Each line of the listing must be transcribed exactly, except for the images, which should be excluded.

=====

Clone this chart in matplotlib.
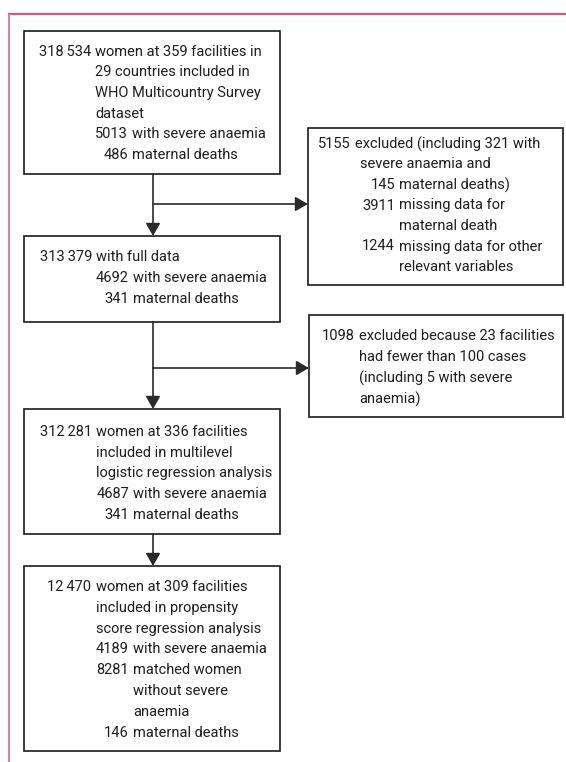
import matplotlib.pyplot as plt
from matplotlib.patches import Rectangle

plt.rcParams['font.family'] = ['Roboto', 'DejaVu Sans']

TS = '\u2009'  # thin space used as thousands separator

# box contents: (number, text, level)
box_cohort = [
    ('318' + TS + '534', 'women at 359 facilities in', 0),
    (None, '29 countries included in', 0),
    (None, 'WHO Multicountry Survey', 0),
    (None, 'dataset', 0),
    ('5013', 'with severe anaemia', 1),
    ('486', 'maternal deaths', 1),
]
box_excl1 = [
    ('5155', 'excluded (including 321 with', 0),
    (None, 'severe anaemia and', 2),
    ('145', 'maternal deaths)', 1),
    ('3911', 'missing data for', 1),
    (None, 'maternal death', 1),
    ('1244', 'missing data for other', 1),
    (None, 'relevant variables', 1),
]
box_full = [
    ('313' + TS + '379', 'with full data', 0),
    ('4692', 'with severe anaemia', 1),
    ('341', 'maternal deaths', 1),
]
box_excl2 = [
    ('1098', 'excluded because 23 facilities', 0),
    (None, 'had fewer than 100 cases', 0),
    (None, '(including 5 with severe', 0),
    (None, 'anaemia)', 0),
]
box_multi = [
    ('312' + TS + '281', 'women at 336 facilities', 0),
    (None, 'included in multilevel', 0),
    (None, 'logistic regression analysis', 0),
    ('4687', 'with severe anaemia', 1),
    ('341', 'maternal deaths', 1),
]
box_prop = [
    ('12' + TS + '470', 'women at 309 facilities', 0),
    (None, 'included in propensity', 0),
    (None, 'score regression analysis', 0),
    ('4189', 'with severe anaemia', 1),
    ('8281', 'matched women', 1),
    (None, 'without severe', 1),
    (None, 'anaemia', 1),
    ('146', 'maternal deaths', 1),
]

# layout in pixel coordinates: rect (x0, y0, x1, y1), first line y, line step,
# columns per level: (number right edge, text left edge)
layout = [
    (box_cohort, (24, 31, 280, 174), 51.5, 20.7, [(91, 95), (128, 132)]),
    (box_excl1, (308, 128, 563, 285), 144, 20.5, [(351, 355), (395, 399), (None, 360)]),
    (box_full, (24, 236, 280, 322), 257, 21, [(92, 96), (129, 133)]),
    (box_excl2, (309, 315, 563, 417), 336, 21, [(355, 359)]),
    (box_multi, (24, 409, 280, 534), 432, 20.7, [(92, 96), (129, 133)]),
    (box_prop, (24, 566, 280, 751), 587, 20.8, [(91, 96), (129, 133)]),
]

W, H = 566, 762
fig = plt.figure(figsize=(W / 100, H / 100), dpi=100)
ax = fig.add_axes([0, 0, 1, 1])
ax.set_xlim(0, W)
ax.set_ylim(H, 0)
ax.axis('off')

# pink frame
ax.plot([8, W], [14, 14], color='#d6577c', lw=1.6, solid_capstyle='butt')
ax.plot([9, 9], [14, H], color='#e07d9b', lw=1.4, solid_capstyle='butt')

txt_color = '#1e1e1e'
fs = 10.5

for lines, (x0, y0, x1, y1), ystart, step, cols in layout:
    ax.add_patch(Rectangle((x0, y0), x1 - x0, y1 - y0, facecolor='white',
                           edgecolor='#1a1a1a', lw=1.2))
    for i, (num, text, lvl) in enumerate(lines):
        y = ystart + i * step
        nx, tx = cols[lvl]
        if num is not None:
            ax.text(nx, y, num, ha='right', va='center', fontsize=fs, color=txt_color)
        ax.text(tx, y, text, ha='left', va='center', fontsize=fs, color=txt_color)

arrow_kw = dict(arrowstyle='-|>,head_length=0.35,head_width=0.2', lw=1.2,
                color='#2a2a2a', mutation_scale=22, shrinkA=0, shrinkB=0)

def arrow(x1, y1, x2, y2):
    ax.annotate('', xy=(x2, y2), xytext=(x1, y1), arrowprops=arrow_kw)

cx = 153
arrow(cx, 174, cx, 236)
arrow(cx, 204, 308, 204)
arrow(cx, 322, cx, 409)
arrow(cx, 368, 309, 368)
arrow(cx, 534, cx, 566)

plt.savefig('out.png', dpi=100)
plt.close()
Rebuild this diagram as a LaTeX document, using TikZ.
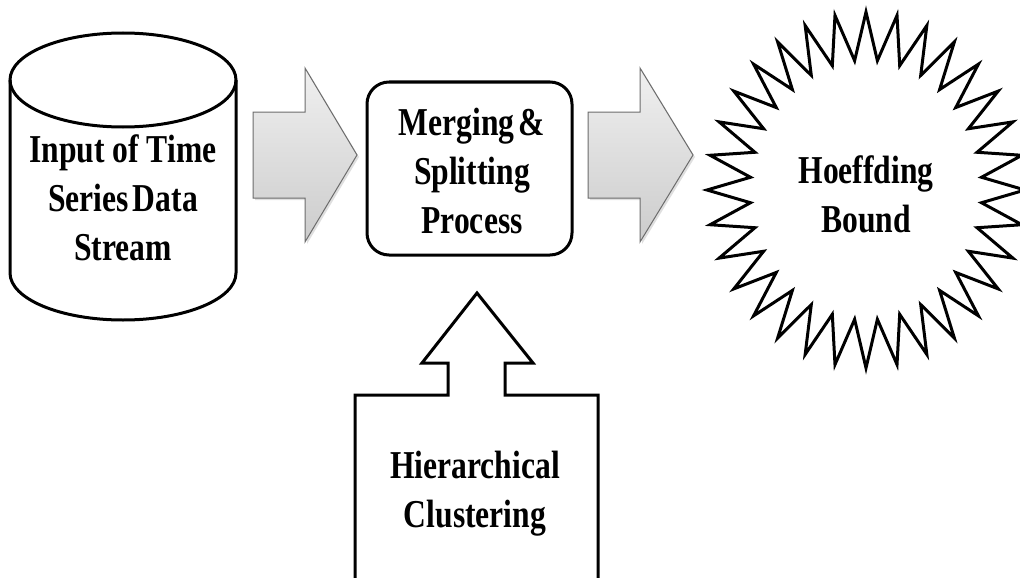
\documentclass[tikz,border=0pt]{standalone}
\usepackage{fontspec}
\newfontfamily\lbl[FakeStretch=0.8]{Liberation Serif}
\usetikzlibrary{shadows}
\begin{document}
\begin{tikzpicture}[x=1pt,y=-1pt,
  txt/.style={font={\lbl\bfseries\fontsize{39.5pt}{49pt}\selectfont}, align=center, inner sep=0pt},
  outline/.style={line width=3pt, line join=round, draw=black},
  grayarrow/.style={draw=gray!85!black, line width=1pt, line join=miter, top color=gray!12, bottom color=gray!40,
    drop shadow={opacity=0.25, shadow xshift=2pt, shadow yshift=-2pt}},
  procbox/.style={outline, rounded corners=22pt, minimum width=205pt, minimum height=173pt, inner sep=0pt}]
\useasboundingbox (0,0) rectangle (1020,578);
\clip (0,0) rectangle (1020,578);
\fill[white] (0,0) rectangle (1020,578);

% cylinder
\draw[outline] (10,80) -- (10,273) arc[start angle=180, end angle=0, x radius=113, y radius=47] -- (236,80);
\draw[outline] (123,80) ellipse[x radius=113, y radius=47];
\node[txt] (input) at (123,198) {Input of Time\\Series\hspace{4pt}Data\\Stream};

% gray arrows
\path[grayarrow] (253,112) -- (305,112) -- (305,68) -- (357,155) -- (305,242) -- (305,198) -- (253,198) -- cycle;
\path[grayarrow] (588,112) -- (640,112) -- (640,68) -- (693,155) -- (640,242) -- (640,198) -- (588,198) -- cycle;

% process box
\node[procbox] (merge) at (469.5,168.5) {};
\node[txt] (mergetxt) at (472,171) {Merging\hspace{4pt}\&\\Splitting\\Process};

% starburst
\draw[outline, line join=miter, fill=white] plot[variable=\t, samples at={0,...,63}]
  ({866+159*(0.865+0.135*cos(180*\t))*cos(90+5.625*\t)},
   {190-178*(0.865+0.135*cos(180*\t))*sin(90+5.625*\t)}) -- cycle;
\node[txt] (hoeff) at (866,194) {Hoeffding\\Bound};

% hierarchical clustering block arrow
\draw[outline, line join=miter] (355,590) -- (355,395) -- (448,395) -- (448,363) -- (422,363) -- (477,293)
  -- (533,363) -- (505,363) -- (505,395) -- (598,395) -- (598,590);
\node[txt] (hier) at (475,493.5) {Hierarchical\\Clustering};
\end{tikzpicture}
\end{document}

=====

-- Result of the exercise --
Clone this chart in matplotlib.
import matplotlib.pyplot as plt
from matplotlib.patches import Rectangle

plt.rcParams['font.family'] = ['Roboto', 'DejaVu Sans']

TS = '\u2009'  # thin space used as thousands separator

# box contents: (number, text, level)
box_cohort = [
    ('318' + TS + '534', 'women at 359 facilities in', 0),
    (None, '29 countries included in', 0),
    (None, 'WHO Multicountry Survey', 0),
    (None, 'dataset', 0),
    ('5013', 'with severe anaemia', 1),
    ('486', 'maternal deaths', 1),
]
box_excl1 = [
    ('5155', 'excluded (including 321 with', 0),
    (None, 'severe anaemia and', 2),
    ('145', 'maternal deaths)', 1),
    ('3911', 'missing data for', 1),
    (None, 'maternal death', 1),
    ('1244', 'missing data for other', 1),
    (None, 'relevant variables', 1),
]
box_full = [
    ('313' + TS + '379', 'with full data', 0),
    ('4692', 'with severe anaemia', 1),
    ('341', 'maternal deaths', 1),
]
box_excl2 = [
    ('1098', 'excluded because 23 facilities', 0),
    (None, 'had fewer than 100 cases', 0),
    (None, '(including 5 with severe', 0),
    (None, 'anaemia)', 0),
]
box_multi = [
    ('312' + TS + '281', 'women at 336 facilities', 0),
    (None, 'included in multilevel', 0),
    (None, 'logistic regression analysis', 0),
    ('4687', 'with severe anaemia', 1),
    ('341', 'maternal deaths', 1),
]
box_prop = [
    ('12' + TS + '470', 'women at 309 facilities', 0),
    (None, 'included in propensity', 0),
    (None, 'score regression analysis', 0),
    ('4189', 'with severe anaemia', 1),
    ('8281', 'matched women', 1),
    (None, 'without severe', 1),
    (None, 'anaemia', 1),
    ('146', 'maternal deaths', 1),
]

# layout in pixel coordinates: rect (x0, y0, x1, y1), first line y, line step,
# columns per level: (number right edge, text left edge)
layout = [
    (box_cohort, (24, 31, 280, 174), 51.5, 20.7, [(91, 95), (128, 132)]),
    (box_excl1, (308, 128, 563, 285), 144, 20.5, [(351, 355), (395, 399), (None, 360)]),
    (box_full, (24, 236, 280, 322), 257, 21, [(92, 96), (129, 133)]),
    (box_excl2, (309, 315, 563, 417), 336, 21, [(355, 359)]),
    (box_multi, (24, 409, 280, 534), 432, 20.7, [(92, 96), (129, 133)]),
    (box_prop, (24, 566, 280, 751), 587, 20.8, [(91, 96), (129, 133)]),
]

W, H = 566, 762
fig = plt.figure(figsize=(W / 100, H / 100), dpi=100)
ax = fig.add_axes([0, 0, 1, 1])
ax.set_xlim(0, W)
ax.set_ylim(H, 0)
ax.axis('off')

# pink frame
ax.plot([8, W], [14, 14], color='#d6577c', lw=1.6, solid_capstyle='butt')
ax.plot([9, 9], [14, H], color='#e07d9b', lw=1.4, solid_capstyle='butt')

txt_color = '#1e1e1e'
fs = 10.5

for lines, (x0, y0, x1, y1), ystart, step, cols in layout:
    ax.add_patch(Rectangle((x0, y0), x1 - x0, y1 - y0, facecolor='white',
                           edgecolor='#1a1a1a', lw=1.2))
    for i, (num, text, lvl) in enumerate(lines):
        y = ystart + i * step
        nx, tx = cols[lvl]
        if num is not None:
            ax.text(nx, y, num, ha='right', va='center', fontsize=fs, color=txt_color)
        ax.text(tx, y, text, ha='left', va='center', fontsize=fs, color=txt_color)

arrow_kw = dict(arrowstyle='-|>,head_length=0.35,head_width=0.2', lw=1.2,
                color='#2a2a2a', mutation_scale=22, shrinkA=0, shrinkB=0)

def arrow(x1, y1, x2, y2):
    ax.annotate('', xy=(x2, y2), xytext=(x1, y1), arrowprops=arrow_kw)

cx = 153
arrow(cx, 174, cx, 236)
arrow(cx, 204, 308, 204)
arrow(cx, 322, cx, 409)
arrow(cx, 368, 309, 368)
arrow(cx, 534, cx, 566)

plt.savefig('out.png', dpi=100)
plt.close()
Rebuild this diagram as a LaTeX document, using TikZ.
\documentclass[tikz,border=0pt]{standalone}
\usepackage{fontspec}
\newfontfamily\lbl[FakeStretch=0.8]{Liberation Serif}
\usetikzlibrary{shadows}
\begin{document}
\begin{tikzpicture}[x=1pt,y=-1pt,
  txt/.style={font={\lbl\bfseries\fontsize{39.5pt}{49pt}\selectfont}, align=center, inner sep=0pt},
  outline/.style={line width=3pt, line join=round, draw=black},
  grayarrow/.style={draw=gray!85!black, line width=1pt, line join=miter, top color=gray!12, bottom color=gray!40,
    drop shadow={opacity=0.25, shadow xshift=2pt, shadow yshift=-2pt}},
  procbox/.style={outline, rounded corners=22pt, minimum width=205pt, minimum height=173pt, inner sep=0pt}]
\useasboundingbox (0,0) rectangle (1020,578);
\clip (0,0) rectangle (1020,578);
\fill[white] (0,0) rectangle (1020,578);

% cylinder
\draw[outline] (10,80) -- (10,273) arc[start angle=180, end angle=0, x radius=113, y radius=47] -- (236,80);
\draw[outline] (123,80) ellipse[x radius=113, y radius=47];
\node[txt] (input) at (123,198) {Input of Time\\Series\hspace{4pt}Data\\Stream};

% gray arrows
\path[grayarrow] (253,112) -- (305,112) -- (305,68) -- (357,155) -- (305,242) -- (305,198) -- (253,198) -- cycle;
\path[grayarrow] (588,112) -- (640,112) -- (640,68) -- (693,155) -- (640,242) -- (640,198) -- (588,198) -- cycle;

% process box
\node[procbox] (merge) at (469.5,168.5) {};
\node[txt] (mergetxt) at (472,171) {Merging\hspace{4pt}\&\\Splitting\\Process};

% starburst
\draw[outline, line join=miter, fill=white] plot[variable=\t, samples at={0,...,63}]
  ({866+159*(0.865+0.135*cos(180*\t))*cos(90+5.625*\t)},
   {190-178*(0.865+0.135*cos(180*\t))*sin(90+5.625*\t)}) -- cycle;
\node[txt] (hoeff) at (866,194) {Hoeffding\\Bound};

% hierarchical clustering block arrow
\draw[outline, line join=miter] (355,590) -- (355,395) -- (448,395) -- (448,363) -- (422,363) -- (477,293)
  -- (533,363) -- (505,363) -- (505,395) -- (598,395) -- (598,590);
\node[txt] (hier) at (475,493.5) {Hierarchical\\Clustering};
\end{tikzpicture}
\end{document}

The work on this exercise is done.